At the end of July, following months of rumours, and an even longer time period of speculation that it was an inevitable progression, OpenAI announced its AI-powered search engine: SearchGPT. In an interview from March, OpenAI CEO Sam Altman had pondered whether “maybe there’s just some much better way to help people find and act on and synthesise information” – a fairly implicit challenge to the monopoly of Google – and this is evidently what SearchGPT will try to achieve. The stated goal is to eventually integrate the search functionality into ChatGPT.
The demonstration of the prototype has left interested parties with multiple questions but perhaps the most significant is how will it be any different to Google, and what will be the motivation for web users to switch their search engine?
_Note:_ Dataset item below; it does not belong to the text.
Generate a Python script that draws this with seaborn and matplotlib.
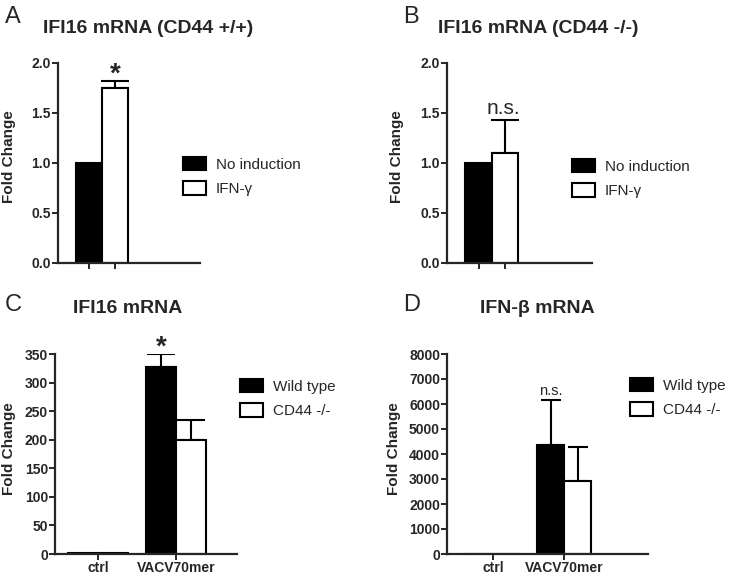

Visually, the key difference between traditional search, and what SearchGPT hopes to achieve, is the results page that users will be presented with. A SearchGPT query will provide a textual answer, (hopefully) succinctly addressing your question, as opposed to the list of URLs that web users are well accustomed with. Crucially, there will be an increased focus on source attribution – a common complaint of ChatGPT and otherlarge language models (LLMs) is the opacity with which they source information and the inability to verify the truth of what is being presented. SearchGPT will provide clear citing and linking to the original sources of information, allowing browsers to confirm the content and evaluate its credibility. While this will not bring an end to hallucinations (teaser videos from the launch were ridiculed for some of the inaccuracies they displayed) it will bring an increased level of accountability to results and allow users to check they have not been given a useless answer.
Conversational tone
Users of LLMs will be familiar with the conversational tone with which queries are responded to, and they can expect the same from SearchGPT, which will retain the ability for users to refine questions and ask follow ups. It is this user experience which perhaps presents the biggest contrast to traditional search: scrolling through multiple results, browsing multiple URLs to obtain and verify information – these are the tasks which SearchGPT is looking to eliminate. If the engine operates as envisaged, it will be more akin to an assistant providing answers, than as the research tool that current search engines are. The demonstration also revealed a ‘visual answers’ feature but it is not entirely clear how that works at the moment.
An ad-free experience
Another significant deviation from traditional search engines is the presence of ads: for now, SearchGPT won’t have them, or at least doesn’t appear to. At this time, SearchGPT will be available to those who are already paying $20 a month for access to the GPT-4o model, which is how it will fund itself in the short term, but this raises some interesting points. From a user experience perspective, this could be a significant motivation for switching. Ad-supported products are often viewed more sceptically and as digital literacy increases and people become more aware of their digital footprint, the prospect of an ad-free experience is increasingly valuable and desirable. What is more, there will be less visible evidence that the results you are being presented with have been influenced by the highest bidder. However, the longevity and sustainability of this financial approach must come into question. Data training, hosting, and interference costs are likely to become, if they are not already, significant financial burdens for OpenAI and it is unclear whether they can get enough users to sign up to the paid service.
Catalyst for innovation
Google has developed its own version of SearchGPT, ‘AI Overviews’, that aims to deliver a very similar experience as the one promised by SearchGPT, but observers have noted that the company has previously been slow in its shift to integrating generative AI. This is, arguably, understandable, given that Google stands to lose far more from releasing a faulty product, not only from a reputational point of view, but also because of the vast computing resources required to power generative AI. Despite this, the emergence of such a distinct and powerful challenger, even though it is still just a prototype, has evidently increased Google’s own drive to deliver a new product.
While it is not clear what the future holds for SearchGPT, one thing that can be said with confidence is that the emergence of SearchGPT has been the catalyst for accelerated innovation in the search engine market. Even if the near total monopoly of the search engine enjoyed by Google has not yet been broken, users may be able to benefit from the initial challenge, as each company races to provide the best features at the most competitive price. This opens the prospect of new search paradigms and shifting user behaviour, possibly changing user interfaces dramatically from what we currently experience. This development is one that will need to be closely monitored from a reputational point of view, and individuals and companies will need to be keenly aware of the information available online about them, as users possibly shift from researching topics themselves to being delivered answers sourced by machines.